I know, that sounds like a riddle. But after six years of managing packaging procurement for a mid-size fulfillment operation, I'm convinced that most companies overpay for bubble wrap — not because they buy premium products, but because they buy the wrong cheap ones.
Here's the thing: If you're buying bubble wrap based purely on unit price, you're almost certainly paying more in the long run. Let me show you what I mean.
How I learned this the hard way
Back in Q2 2022, I was under pressure to cut packaging costs. Our CFO wanted a 15% reduction in consumables spending. I did what any responsible procurement manager would do: I shopped around.
I pulled quotes from 7 suppliers for our standard order — 10 rolls of small-bubble wrap, 12" width, basic grade. The range was wild: from $0.18 per square foot to $0.32 per square foot. I went with the cheapest vendor. Saved us about $850 on that order.
Three months later, I ran the numbers. That "save" actually cost us $1,200.
How? The cheap film was thinner. More tears during wrapping. More breakage in transit. More returns. More customer complaints. One high-value item arrived damaged — that was a $200 claim right there. By the time I factored in replacement labor, shipping, and lost customer goodwill, the "cheap" bubble wrap was anything but.
The TCO breakdown nobody talks about
Over the next year, I started tracking every variable. Here's what my spreadsheet showed:
1. Thickness vs. protection ratio
Most buyers focus on price per square foot. That's a mistake. What matters is cost per protected item. I found that a slightly thicker film (3/16" vs. 1/8" bubbles) reduced damage claims by about 40%. The thicker film cost 25% more per square foot — but it more than paid for itself in fewer returns.
2. The "roll length" trap
One vendor offered rolls that looked cheaper per square foot — until I realized they were 50 feet shorter than standard. The price per roll was lower, but the run rate was terrible. My team was swapping rolls 30% more often. That's labor, downtime, and waste.
3. Hidden additive costs
Cheap bubble wrap often skips anti-static treatment or UV inhibitors. If you're shipping electronics or storing product in variable conditions, that's a hidden cost. We had a client reject a shipment because the wrap had degraded and left residue on their product. That was a $450 chargeback.

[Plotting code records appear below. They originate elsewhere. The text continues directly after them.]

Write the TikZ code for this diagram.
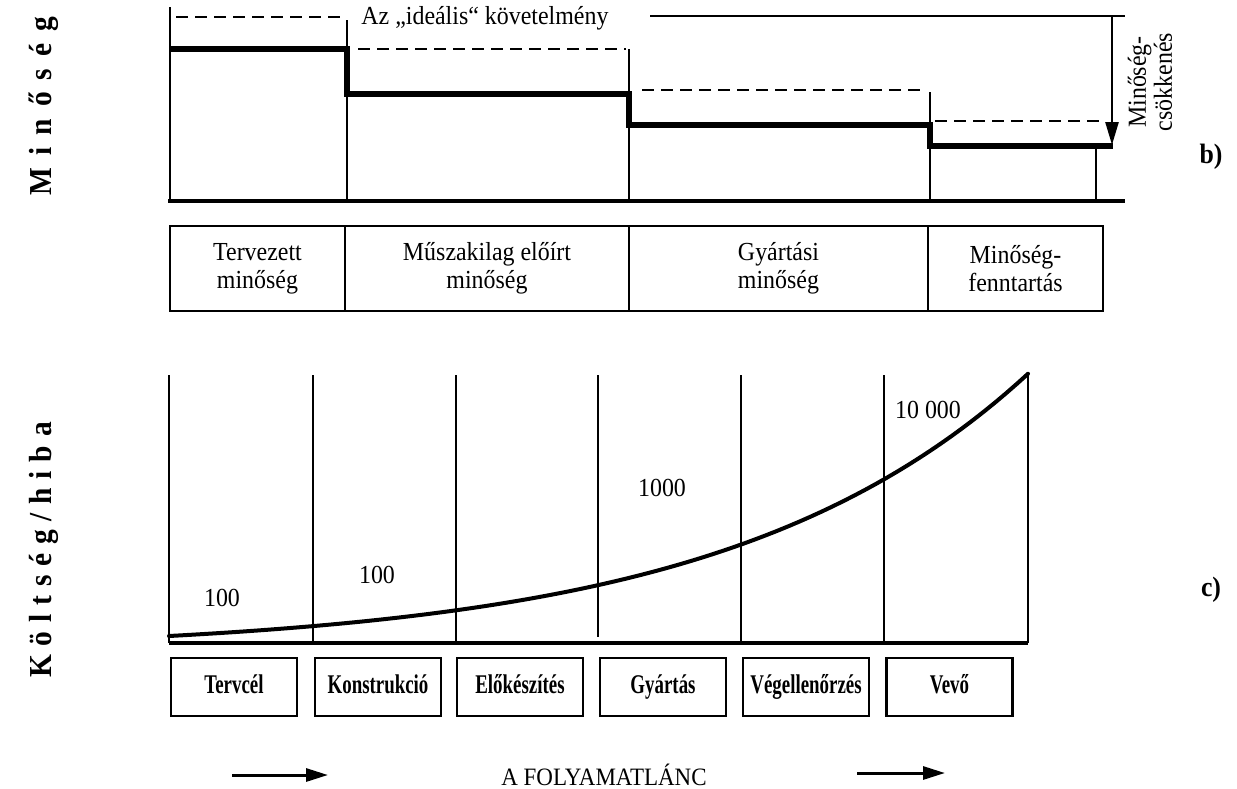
\documentclass[tikz,border=0pt]{standalone}
\usepackage{fontspec}
\usepackage{graphicx}
\setmainfont{Liberation Serif}[FakeStretch=0.92]
\newfontfamily\stagefont{Liberation Serif}[FakeStretch=0.7]
\usetikzlibrary{arrows.meta}
\newcommand{\qgap}{\hspace{6pt}}
\newcommand{\cgap}{\hspace{4.4pt}}
\begin{document}
\begin{tikzpicture}[x=0.5pt,y=-0.5pt,
  rule/.style={line width=1.25pt},
  baseline rule/.style={line width=1.6pt},
  stepline/.style={line width=2.7pt, line join=miter},
  ideal/.style={line width=1.3pt, dash pattern=on 6pt off 3.5pt},
  txt/.style={inner sep=0pt, align=center, font=\fontsize{13pt}{14pt}\selectfont},
  cell/.style={draw, line width=1.1pt, minimum height=42.5pt, inner sep=0pt,
    align=center, font=\fontsize{13pt}{14pt}\selectfont},
  stage/.style={draw, line width=1.1pt, minimum width=63pt, minimum height=29pt,
    inner sep=0pt, text height=9.5pt, text depth=3pt,
    font=\stagefont\bfseries\fontsize{13.5pt}{14pt}\selectfont},
  axislbl/.style={rotate=90, inner sep=0pt, font=\bfseries\fontsize{16pt}{18pt}\selectfont},
  panel/.style={inner sep=0pt, font=\bfseries\fontsize{14pt}{16pt}\selectfont},
  flow/.style={line width=1.5pt, -{Triangle[length=11pt,width=6.5pt]}}]

\fill[white] (0,0) rectangle (1237,788);
\useasboundingbox (0,0) rectangle (1237,788);

% ---------- panel b: quality along the chain ----------
\node[axislbl] (qaxis) at (44,106) {M\qgap i\qgap n\qgap ő\qgap s\qgap é\qgap g};

\draw[baseline rule] (168,201) -- (1125,201);
\draw[rule] (170,7) -- (170,201);
\draw[rule] (347,20) -- (347,201);
\draw[rule] (629,49) -- (629,201);
\draw[rule] (930,92) -- (930,201);
\draw[rule] (1096,146) -- (1096,201);

% achieved quality (step line)
\draw[stepline] (170,49) -- (347,49) -- (347,94) -- (629,94) -- (629,125)
  -- (930,125) -- (930,146) -- (1113,146);

% ideal requirement
\draw[ideal] (176,17) -- (345,17);
\node[txt, anchor=west] (ideal) at (361,18) {Az „ideális“ követelmény};
\draw[rule] (650,16) -- (1125,16);
\draw[ideal] (358,49) -- (626,49);
\draw[ideal] (642,90) -- (926,90);
\draw[ideal] (935,121) -- (1106,121);

% quality loss
\coordinate (losstop) at (1112,16);
\coordinate (lossbot) at (1112,145);
\draw[rule, -{Triangle[length=11.5pt,width=6.5pt]}] (losstop) -- (lossbot);
\node[txt, rotate=90, font=\fontsize{13pt}{13pt}\selectfont] (loss) at (1150,82) {Minőség-\\csökkenés};

\node[panel] (pb) at (1211,157) {b)};

% quality categories
\node[cell, minimum width=87.5pt] (c1) at (257.5,268.5) {Tervezett\\minőség};
\node[cell, minimum width=142pt] (c2) at (487,268.5) {Műszakilag előírt\\minőség};
\node[cell, minimum width=149.5pt] (c3) at (778.5,268.5) {Gyártási\\minőség};
\node[cell, minimum width=87.5pt] (c4) at (1015.5,268.5) {Minőség-\\fenntartás};

% ---------- panel c: cost per defect ----------
\node[axislbl] (caxis) at (44,550) {K\cgap ö\cgap l\cgap t\cgap s\cgap é\cgap g\cgap /\cgap h\cgap i\cgap b\cgap a};

\draw[baseline rule] (169,643) -- (1028,643);
\draw[rule] (169,375) -- (169,643);
\draw[rule] (313,375) -- (313,643);
\draw[rule] (456,375) -- (456,643);
\draw[rule] (598,375) -- (598,637);
\draw[rule] (741,375) -- (741,643);
\draw[rule] (884,375) -- (884,643);
\draw[rule] (1028,374) -- (1028,643);

% cost of a defect, growing along the chain
\draw[line width=2pt, line cap=round] plot[domain=0:859, samples=80]
  ({169+\x}, {643-(16.2*exp(0.003312*\x)-9.2)});

\node[txt] (v1) at (222,598) {100};
\node[txt] (v2) at (377,575) {100};
\node[txt] (v3) at (662,488) {1000};
\node[txt] (v4) at (928,410) {10 000};

\node[panel] (pc) at (1211,590) {c)};

% process stages
\node[stage] (s1) at (234,687) {Tervcél};
\node[stage] (s2) at (378,687) {Konstrukció};
\node[stage] (s3) at (520,687) {Előkészítés};
\node[stage] (s4) at (663,687) {Gyártás};
\node[stage] (s5) at (806,687) {Végellenőrzés};
\node[stage] (s6) at (949.5,687) {Vevő};

% process chain
\coordinate (fa1) at (232,775);
\coordinate (fa2) at (328,775);
\coordinate (fb1) at (857,773);
\coordinate (fb2) at (945,773);
\draw[flow] (fa1) -- (fa2);
\node[txt, font=\fontsize{12.5pt}{13pt}\selectfont] (chain) at (604,775) {A FOLYAMATLÁNC};
\draw[flow] (fb1) -- (fb2);

\end{tikzpicture}
\end{document}
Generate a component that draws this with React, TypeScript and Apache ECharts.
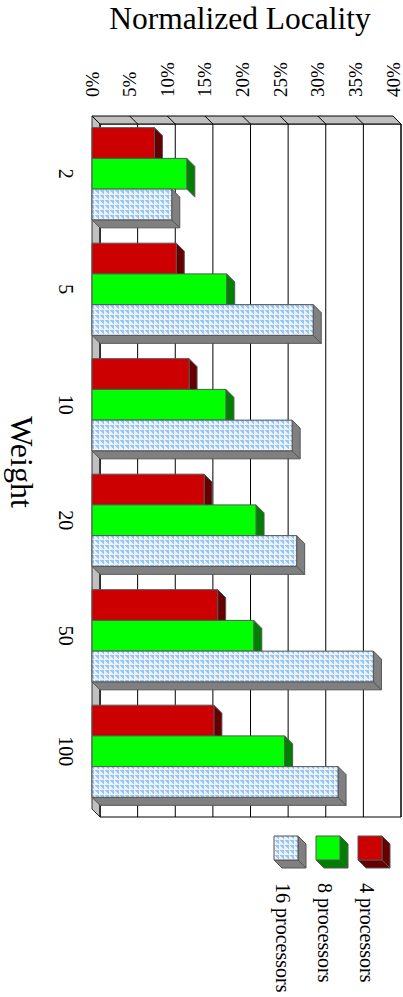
import React, { useEffect, useRef } from 'react';
import * as echarts from 'echarts';

const categories = ['2', '5', '10', '20', '50', '100'];
const seriesNames = ['4 processors', '8 processors', '16 processors'];
const proc4 = [8.3, 11.2, 12.9, 14.9, 16.7, 16.2];
const proc8 = [12.6, 17.9, 17.8, 21.8, 21.5, 25.6];
const proc16 = [10.6, 29.4, 26.6, 27.2, 37.4, 32.7];
const valueTicks = [0, 5, 10, 15, 20, 25, 30, 35, 40];
const titleText = 'Normalized Locality';
const axisNameText = 'Weight';

const D = 8;
const FONT = "'Liberation Serif', serif";
const EDGE = '#555555';

function makePattern(): string {
  const c = document.createElement('canvas');
  c.width = 5;
  c.height = 5;
  const ctx = c.getContext('2d')!;
  ctx.fillStyle = '#F0F0F0';
  ctx.fillRect(0, 0, 5, 5);
  ctx.fillStyle = '#8FC8FF';
  for (let r = 0; r < 4; r++) for (let col = r; col < 4; col++) ctx.fillRect(col, r, 1, 1);
  return c.toDataURL();
}

export default function App() {
  const ref = useRef<HTMLDivElement>(null);
  useEffect(() => {
    document.body.style.margin = '0';
    const chart = echarts.init(ref.current!, undefined, { renderer: 'svg' });
    const pat = makePattern();
    const blueFill: any = { image: pat, repeat: 'repeat' };
    const styles = [
      { front: '#CC0000', side: '#660000' },
      { front: '#00FF00', side: '#008000' },
      { front: blueFill, side: '#808080' },
    ];
    const datas = [proc4, proc8, proc16];

    const barRender = (idx: number) => (params: any, api: any) => {
      const v = api.value(0);
      const cat = api.value(1);
      const base = api.coord([0, cat]);
      const end = api.coord([v, cat]);
      const band = api.size([0, 1])[1];
      const h = band * 0.266;
      const top = base[1] - 1.5 * h + idx * h;
      const bot = top + h;
      const x0 = base[0];
      const x1 = end[0];
      const st = styles[idx];
      const children: any[] = [];
      if (idx === 2) {
        children.push({
          type: 'polygon',
          shape: { points: [[x0, bot], [x1, bot], [x1 + D, bot + D], [x0 + D, bot + D]] },
          style: { fill: st.side, stroke: EDGE, lineWidth: 1 },
        });
      }
      children.push({
        type: 'polygon',
        shape: { points: [[x1, top], [x1 + D, top + D], [x1 + D, bot + D], [x1, bot]] },
        style: { fill: st.side, stroke: EDGE, lineWidth: 1 },
      });
      children.push({
        type: 'rect',
        shape: { x: x0, y: top, width: x1 - x0, height: h },
        style: { fill: st.front, stroke: EDGE, lineWidth: 1 },
      });
      return { type: 'group', children };
    };

    const wallRender = (params: any, api: any) => {
      const cs = params.coordSys;
      const L = cs.x, T = cs.y, R = cs.x + cs.width, B = cs.y + cs.height;
      const children: any[] = [];
      children.push({
        type: 'rect',
        shape: { x: L + D, y: T + D, width: R - L, height: B - T },
        style: { fill: '#FFFFFF', stroke: '#000', lineWidth: 1 },
      });
      children.push({
        type: 'polygon',
        shape: { points: [[L, T], [R, T], [R + D, T + D], [L + D, T + D]] },
        style: { fill: '#C0C0C0', stroke: '#000', lineWidth: 1 },
      });
      children.push({
        type: 'polygon',
        shape: { points: [[L, T], [L + D, T + D], [L + D, B + D], [L, B]] },
        style: { fill: '#C0C0C0', stroke: '#333', lineWidth: 1 },
      });
      valueTicks.forEach((t) => {
        const x = api.coord([t, 0])[0];
        children.push({
          type: 'line',
          shape: { x1: x + D, y1: T + D, x2: x + D, y2: B + D },
          style: { stroke: '#000', lineWidth: 1 },
        });
        children.push({
          type: 'line',
          shape: { x1: x, y1: T, x2: x + D, y2: T + D },
          style: { stroke: '#000', lineWidth: 1 },
        });
      });
      return { type: 'group', children };
    };

    const legendX = [358, 316, 274];
    const cubeTop = 836;
    const cube = 24;
    const graphics: any[] = [
      {
        type: 'text',
        x: 240,
        y: 18,
        style: { text: titleText, fontSize: 31.5, fontFamily: FONT, fill: '#000', textAlign: 'center', textVerticalAlign: 'middle' },
      },
      {
        type: 'text',
        x: 22,
        y: 462,
        rotation: -Math.PI / 2,
        style: { text: axisNameText, fontSize: 32, fontFamily: FONT, fill: '#000', textAlign: 'center', textVerticalAlign: 'middle' },
      },
    ];
    seriesNames.forEach((name, i) => {
      const lx = legendX[i];
      const st = styles[i];
      graphics.push({
        type: 'polygon',
        shape: { points: [[lx + cube, cubeTop], [lx + cube + D, cubeTop + D], [lx + cube + D, cubeTop + cube + D], [lx + cube, cubeTop + cube]] },
        style: { fill: st.side, stroke: EDGE, lineWidth: 1 },
      });
      graphics.push({
        type: 'polygon',
        shape: { points: [[lx, cubeTop + cube], [lx + cube, cubeTop + cube], [lx + cube + D, cubeTop + cube + D], [lx + D, cubeTop + cube + D]] },
        style: { fill: st.side, stroke: EDGE, lineWidth: 1 },
      });
      graphics.push({
        type: 'rect',
        shape: { x: lx, y: cubeTop, width: cube, height: cube },
        style: { fill: st.front, stroke: EDGE, lineWidth: 1 },
      });
      graphics.push({
        type: 'text',
        x: lx + 8.5,
        y: 883,
        rotation: -Math.PI / 2,
        style: { text: name, fontSize: 20, fontFamily: FONT, fill: '#000', textAlign: 'left', textVerticalAlign: 'middle' },
      });
    });

    chart.setOption({
      animation: false,
      backgroundColor: '#FFFFFF',
      textStyle: { fontFamily: FONT },
      grid: { left: 92, top: 116, width: 301, height: 693, containLabel: false },
      xAxis: {
        type: 'value',
        position: 'top',
        min: 0,
        max: 40,
        interval: 5,
        axisLine: { show: false },
        axisTick: { show: false },
        splitLine: { show: false },
        axisLabel: {
          rotate: -90,
          margin: 19,
          fontSize: 19,
          fontFamily: FONT,
          color: '#000',
          formatter: '{value}%',
        },
      },
      yAxis: {
        type: 'category',
        data: categories,
        inverse: true,
        axisLine: { show: false },
        axisTick: { show: false },
        splitLine: { show: false },
        axisLabel: {
          rotate: -90,
          margin: 16,
          fontSize: 20,
          fontFamily: FONT,
          color: '#000',
          interval: 0,
        },
      },
      series: [
        {
          type: 'custom',
          name: 'walls',
          clip: false,
          silent: true,
          renderItem: wallRender,
          data: [[0, 0]],
          z: 1,
        },
        ...datas.map((d, i) => ({
          type: 'custom',
          name: seriesNames[i],
          clip: false,
          renderItem: barRender(i),
          data: d.map((v, j) => [v, j]),
          encode: { x: 0, y: 1 },
          z: 2 + i,
        })),
      ],
      graphic: graphics,
    });
    return () => chart.dispose();
  }, []);
  return <div ref={ref} style={{ width: 403, height: 997 }} />;
}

The math that changed our sourcing strategy
Here's the simple TCO model I built after that fiasco. For a typical quarterly order of 50 rolls:
| Factor | Budget Vendor | Mid-Range Vendor |
|---|---|---|
| Per-roll price | $32 | $42 |
| Damage claims (quarterly avg) | $680 | $210 |
| Roll change labor (time) | ~5 hours | ~3 hours |
| Returns processing (labor) | ~8 hours | ~3 hours |
| Total quarterly TCO | $2,100 | $1,720 |
That's a 18% higher total cost for the "cheap" option. Over a year, that's about $1,520 down the drain. For what? The illusion of saving.
The counterargument — and why I still disagree
Look, I know some of you are thinking: "But sometimes we need cheap for a one-off project. We don't need industrial-grade for a few packages."
And you're right — context matters. If you're wrapping a single fragile item for a personal shipment, go with whatever's cheapest. But if you're running a fulfillment operation with consistent volume, consistency of protection is critical. The variance in cheap rolls — thickness, tear resistance, even bubble diameter — is real. I've seen it.
I'm not saying you should always buy premium. I'm saying stop buying based on unit price alone. Do the TCO math. Track your damage claims. Measure your roll change time. The data will tell you what the price per square foot won't.
My honest recommendation
If your annual bubble wrap spend is under $5,000, the difference might not matter much. But if you're ordering $15,000+ per year, a mid-range product from a reputable supplier — even one that's 20-30% more expensive per roll — will almost certainly save you money.
We switched to a medium-duty 3/16" bubble wrap from a supplier we've vetted. Our per-roll cost went up 28%. Our total packaging TCO went down 15%. That's the math that matters.
Prices as of early 2025; verify current rates. This is based on my experience across ~200 orders; your mileage may vary with different product mixes or volumes.